Wat kunt u doen als u het niet eens bent met deze uitspraak?
Tegen deze uitspraak kan binnen zes weken na de dag van verzending daarvan hoger beroep worden ingesteld bij de Centrale Raad van Beroep.
Bijlage
Artikel 1 van de Grondwet
Allen die zich in Nederland bevinden, worden in gelijke gevallen gelijk behandeld. Discriminatie wegens godsdienst, levensovertuiging, politieke gezindheid, ras, geslacht of op welke grond dan ook, is niet toegestaan.
Artikel 7a, eerste lid, van de AOW
De pensioengerechtigde leeftijd en de aanvangsleeftijd zijn:
a. vóór 1 januari 2013: 65, respectievelijk 15 jaar;
b. in 2013: 65 jaar en één maand, respectievelijk 15 jaar en één maand;
c. in 2014: 65 jaar en twee maanden, respectievelijk 15 jaar en twee maanden;
d. in 2015: 65 jaar en drie maanden, respectievelijk 15 jaar en drie maanden;
e. in 2016: 65 jaar en zes maanden, respectievelijk 15 jaar en zes maanden;
f. in 2017: 65 jaar en negen maanden, respectievelijk 15 jaar en negen maanden;
g. in 2018: 66 jaar, respectievelijk 16 jaar;
h. in 2019: 66 jaar en vier maanden, respectievelijk 16 jaar en vier maanden;
i. in 2020: 66 jaar en vier maanden, respectievelijk 16 jaar en vier maanden;
j. in 2021: 66 jaar en vier maanden, respectievelijk 16 jaar en vier maanden;
k. in 2022: 66 jaar en zeven maanden, respectievelijk 16 jaar en zeven maanden;
l. in 2023: 66 jaar en tien maanden, respectievelijk 16 jaar en tien maanden;
m. in 2024: 67 jaar, respectievelijk 17 jaar;
n. in 2025: 67 jaar, respectievelijk 17 jaar;
o. in 2026 en de kalenderjaren daarna: de pensioengerechtigde leeftijd en de aanvangsleeftijd, die jaarlijks op basis van de verhoging van de pensioengerechtigde leeftijd en de aanvangsleeftijd op grond van het tweede lid worden vastgesteld.

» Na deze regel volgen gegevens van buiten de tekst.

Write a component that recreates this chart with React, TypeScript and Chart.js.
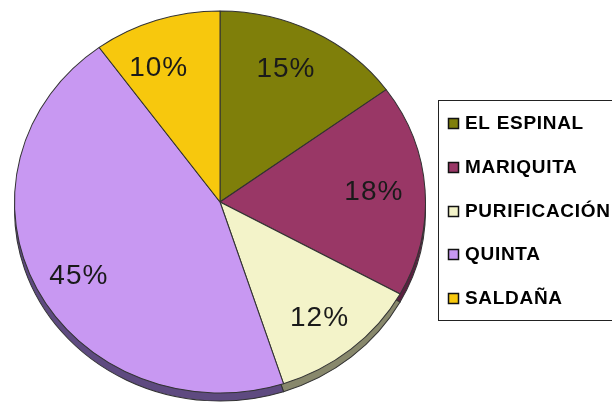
import React, { useEffect, useRef } from "react";
import { Chart, registerables } from "chart.js";

Chart.register(...registerables);

// ---- data ----
const categories = ["EL ESPINAL", "MARIQUITA", "PURIFICACIÓN", "QUINTA", "SALDAÑA"];
const values = [15, 18, 12, 45, 10];
const percentLabels = values.map((v) => `${v}%`);

// ---- style ----
const colors = ["#7F7F0A", "#993766", "#F3F3C9", "#C898F2", "#F7C80D"];
const edgeColors = ["#4a4a10", "#5a2040", "#88886c", "#5e4a80", "#8a7010"];
const SX = 206 / 202;
const SY = 191.5 / 202;
const EDGE = 8;
const LABEL_R = 0.76;
const labelNudge: [number, number][] = [
  [-5, -3],
  [-2, -1],
  [0, 4],
  [-2, 8],
  [-13, 4],
];

const pieStyle = {
  id: "pieStyle",
  beforeDatasetsDraw(chart: any) {
    const meta = chart.getDatasetMeta(0);
    const ctx = chart.ctx as CanvasRenderingContext2D;
    const a0 = meta.data[0];
    const cx = a0.x;
    const cy = a0.y;
    // 3D edge below the pie
    ctx.save();
    ctx.translate(cx, cy + EDGE);
    ctx.scale(SX, SY);
    meta.data.forEach((arc: any, i: number) => {
      const { startAngle, endAngle, outerRadius } = arc.getProps(["startAngle", "endAngle", "outerRadius"]);
      ctx.beginPath();
      ctx.moveTo(0, 0);
      ctx.arc(0, 0, outerRadius, startAngle, endAngle);
      ctx.closePath();
      ctx.fillStyle = edgeColors[i];
      ctx.fill();
      ctx.lineWidth = 1;
      ctx.strokeStyle = "#333";
      ctx.stroke();
    });
    ctx.restore();
    ctx.save();
    ctx.translate(cx, cy);
    ctx.scale(SX, SY);
    ctx.translate(-cx, -cy);
  },
  afterDatasetsDraw(chart: any) {
    const ctx = chart.ctx as CanvasRenderingContext2D;
    ctx.restore();
    const meta = chart.getDatasetMeta(0);
    ctx.save();
    ctx.font = "28px 'Liberation Sans', Arial, sans-serif";
    (ctx as any).letterSpacing = "1px";
    ctx.fillStyle = "#1a1a1a";
    ctx.textAlign = "center";
    ctx.textBaseline = "middle";
    meta.data.forEach((arc: any, i: number) => {
      const { startAngle, endAngle, outerRadius, x, y } = arc.getProps(["startAngle", "endAngle", "outerRadius", "x", "y"]);
      const mid = (startAngle + endAngle) / 2;
      const r = outerRadius * LABEL_R;
      const lx = x + r * SX * Math.cos(mid) + labelNudge[i][0];
      const ly = y + r * SY * Math.sin(mid) + labelNudge[i][1];
      ctx.fillText(percentLabels[i], lx, ly);
    });
    ctx.restore();
  },
  afterDraw(chart: any) {
    const ctx = chart.ctx as CanvasRenderingContext2D;
    const ds = chart.data.datasets[0];
    ctx.save();
    ctx.fillStyle = "#ffffff";
    ctx.fillRect(438.5, 100.5, 200, 220);
    ctx.strokeStyle = "#222";
    ctx.lineWidth = 1;
    ctx.strokeRect(438.5, 100.5, 200, 220);
    ctx.font = "bold 19px 'Liberation Sans', Arial, sans-serif";
    (ctx as any).letterSpacing = "0.7px";
    ctx.textBaseline = "middle";
    ctx.textAlign = "left";
    chart.data.labels.forEach((lab: string, i: number) => {
      const yy = Math.round(123 + i * 43.75);
      ctx.fillStyle = ds.backgroundColor[i];
      ctx.fillRect(448.5, yy - 4.5, 10, 10);
      ctx.strokeStyle = "#111";
      ctx.lineWidth = 1.5;
      ctx.strokeRect(448.5, yy - 4.5, 10, 10);
      ctx.fillStyle = "#000";
      ctx.fillText(lab, 465, yy + 1);
    });
    ctx.restore();
  },
};

export default function App() {
  const ref = useRef<HTMLCanvasElement>(null);
  useEffect(() => {
    document.body.style.margin = "0";
    const chart = new Chart(ref.current!, {
      type: "pie",
      data: {
        labels: categories,
        datasets: [
          {
            data: values,
            backgroundColor: colors,
            borderColor: "#333",
            borderWidth: 1,
            clip: false,
          } as any,
        ],
      },
      options: {
        responsive: false,
        animation: false,
        layout: { padding: { left: 18, right: 190, top: 0, bottom: 7 } },
        plugins: { legend: { display: false }, tooltip: { enabled: false } },
      },
      plugins: [pieStyle],
    });
    return () => chart.destroy();
  }, []);
  return (
    <div style={{ position: "absolute", left: 0, top: 0, width: 612, height: 411, background: "#fff" }}>
      <canvas ref={ref} width={612} height={411} style={{ width: 612, height: 411 }} />
    </div>
  );
}
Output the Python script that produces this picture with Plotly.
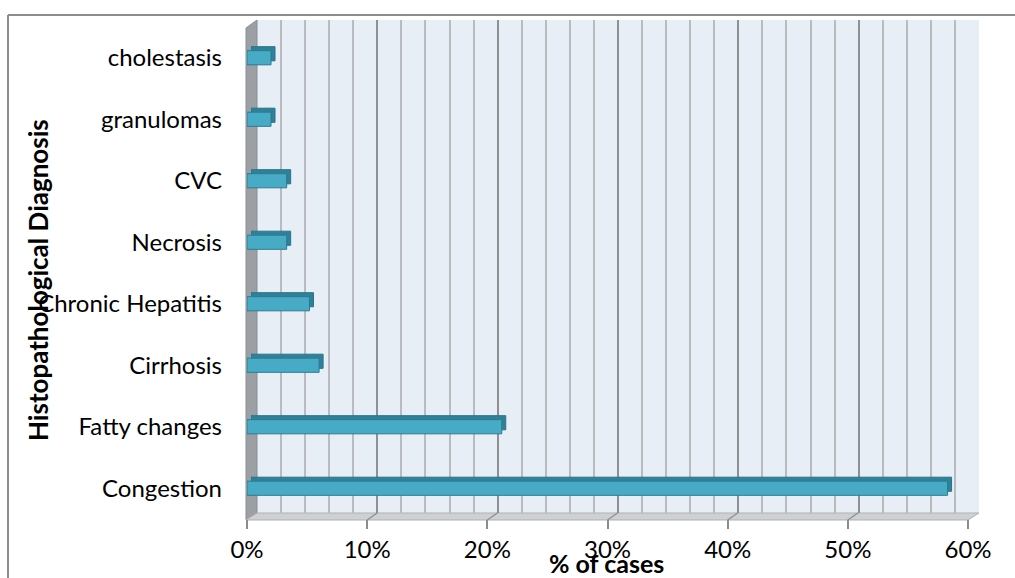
import plotly.graph_objects as go

categories = ["Congestion", "Fatty changes", "Cirrhosis", "Chronic Hepatitis",
              "Necrosis", "CVC", "granulomas", "cholestasis"]
values = [58.3, 21.2, 6.0, 5.2, 3.3, 3.3, 2.0, 2.0]
x_ticks = [0, 10, 20, 30, 40, 50, 60]
x_tick_labels = ["0%", "10%", "20%", "30%", "40%", "50%", "60%"]

W, H = 1015, 578
FONT = "Lato"


def px(x):
    return x / W


def py(y):
    return 1 - y / H


fig = go.Figure()

# shadow (extrusion) bars
fig.add_trace(go.Bar(
    y=categories, x=values, orientation="h", xaxis="x2", yaxis="y2",
    marker=dict(color="#2f8199", line=dict(color="#28748a", width=1)),
    hoverinfo="skip", showlegend=False))

# front bars
fig.add_trace(go.Bar(
    y=categories, x=values, orientation="h", xaxis="x3", yaxis="y3",
    marker=dict(color="#48abc6", line=dict(color="#2b7b90", width=1)),
    showlegend=False))

fig.add_trace(go.Scatter(x=[], y=[], xaxis="x", yaxis="y", showlegend=False))

rng = [0, 60]
shapes = []
# outer border
shapes.append(dict(type="line", xref="paper", yref="paper",
                   x0=px(8), x1=px(1030), y0=py(15), y1=py(15),
                   line=dict(color="#8c8c8c", width=2)))
shapes.append(dict(type="line", xref="paper", yref="paper",
                   x0=px(8), x1=px(8), y0=py(15), y1=py(600),
                   line=dict(color="#8c8c8c", width=2)))
# back wall
shapes.append(dict(type="rect", xref="paper", yref="paper", layer="below",
                   x0=px(257), x1=px(979), y0=py(513), y1=py(20),
                   fillcolor="#e7eef5", line=dict(width=0)))
# side wall
shapes.append(dict(type="path", xref="paper", yref="paper", layer="below",
                   path=f"M {px(246)} {py(28)} L {px(257)} {py(20)} L {px(257)} {py(513)} L {px(246)} {py(520)} Z",
                   fillcolor="#9c9fa4", line=dict(color="#8a8d92", width=1)))
# floor
shapes.append(dict(type="path", xref="paper", yref="paper", layer="below",
                   path=f"M {px(246)} {py(520)} L {px(257)} {py(513)} L {px(979)} {py(513)} L {px(968)} {py(520)} Z",
                   fillcolor="#cfd0d2", line=dict(color="#b0b1b3", width=1)))
# slanted lines on floor at major ticks
for t in x_ticks[1:-1]:
    fx = 247 + (968 - 247) * t / 60
    shapes.append(dict(type="line", xref="paper", yref="paper",
                       x0=px(fx), y0=py(520), x1=px(fx + 10), y1=py(513),
                       line=dict(color="#8f9093", width=1.5)))

fig.update_layout(
    width=W, height=H,
    margin=dict(l=0, r=0, t=0, b=0, pad=0, autoexpand=False),
    paper_bgcolor="white", plot_bgcolor="rgba(0,0,0,0)",
    bargap=0.77,
    font=dict(family=FONT, size=24, color="#000000"),
    shapes=shapes,
    xaxis=dict(domain=[px(257), px(979)], range=rng, anchor="y",
               showgrid=True, gridcolor="#8e9093", gridwidth=2, dtick=10,
               minor=dict(dtick=2, showgrid=True, gridcolor="#b9bbbe", gridwidth=2),
               showticklabels=False, ticks="", zeroline=False, showline=False,
               automargin=False),
    yaxis=dict(domain=[py(513), py(20)], anchor="x", showgrid=False,
               showticklabels=False, ticks="", zeroline=False, range=[0, 1],
               automargin=False),
    xaxis2=dict(domain=[px(251), px(972)], range=rng, anchor="y2",
                showgrid=False, showticklabels=False, zeroline=False,
                automargin=False),
    yaxis2=dict(domain=[py(515), py(23)], anchor="x2", showgrid=False,
                showticklabels=False, zeroline=False, automargin=False,
                categoryorder="array", categoryarray=categories),
    xaxis3=dict(domain=[px(247), px(968)], range=rng, anchor="y3",
                showgrid=False, zeroline=False, showline=False,
                tickvals=x_ticks, ticktext=x_tick_labels, automargin=False,
                ticks="outside", ticklen=9, tickwidth=2, tickcolor="#8c8c8c",
                tickfont=dict(family=FONT, size=24)),
    yaxis3=dict(domain=[py(519), py(27)], anchor="x3", showgrid=False,
                zeroline=False, showline=False, ticks="", automargin=False,
                categoryorder="array", categoryarray=categories,
                ticklabelstandoff=24,
                tickfont=dict(family=FONT, size=24)),
    annotations=[
        dict(text="<b>Histopathological Diagnosis</b>", xref="paper", yref="paper",
             x=px(38), y=py(280), xanchor="center", yanchor="middle",
             textangle=-90, showarrow=False,
             font=dict(family=FONT, size=26, color="#000")),
        dict(text="<b>% of cases</b>", xref="paper", yref="paper",
             x=px(606), y=py(563), xanchor="center", yanchor="middle",
             showarrow=False,
             font=dict(family=FONT, size=25, color="#000")),
    ],
)

fig.write_html("out.html")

Op pensioengerechtigden die in een bepaald kalenderjaar de pensioengerechtigde leeftijd hebben bereikt zijn de pensioengerechtigde leeftijd en de aanvangsleeftijd in de kalenderjaren daarna niet van toepassing.
1. Het ouderdomspensioen gaat in op de dag waarop de belanghebbende aan de voorwaarden voor het recht op ouderdomspensioen voldoet.
2. In afwijking van het bepaalde in het eerste lid kan een ouderdomspensioen niet vroeger ingaan dan de eerste dag van de twaalfde maand vóór de dag waarop de aanvraag werd ingediend of vóór de dag waarop ambtshalve toekenning plaatsvond. De Sociale verzekeringsbank kan voor bijzondere gevallen van het bepaalde in de vorige volzin afwijken.
Artikel 8:88, eerste lid, van de Algemene wet bestuursrecht
De bestuursrechter is bevoegd op verzoek van een belanghebbende een bestuursorgaan te veroordelen tot vergoeding van schade die de belanghebbende lijdt of zal lijden als gevolg van:
a. een onrechtmatig besluit;
b. een andere onrechtmatige handeling ter voorbereiding van een onrechtmatig besluit;
c. het niet tijdig nemen van een besluit;
d. een andere onrechtmatige handeling van een bestuursorgaan waarbij een persoon als bedoeld in artikel 8:2, eerste lid, onder a, zijn nagelaten betrekkingen of zijn rechtverkrijgenden belanghebbende zijn.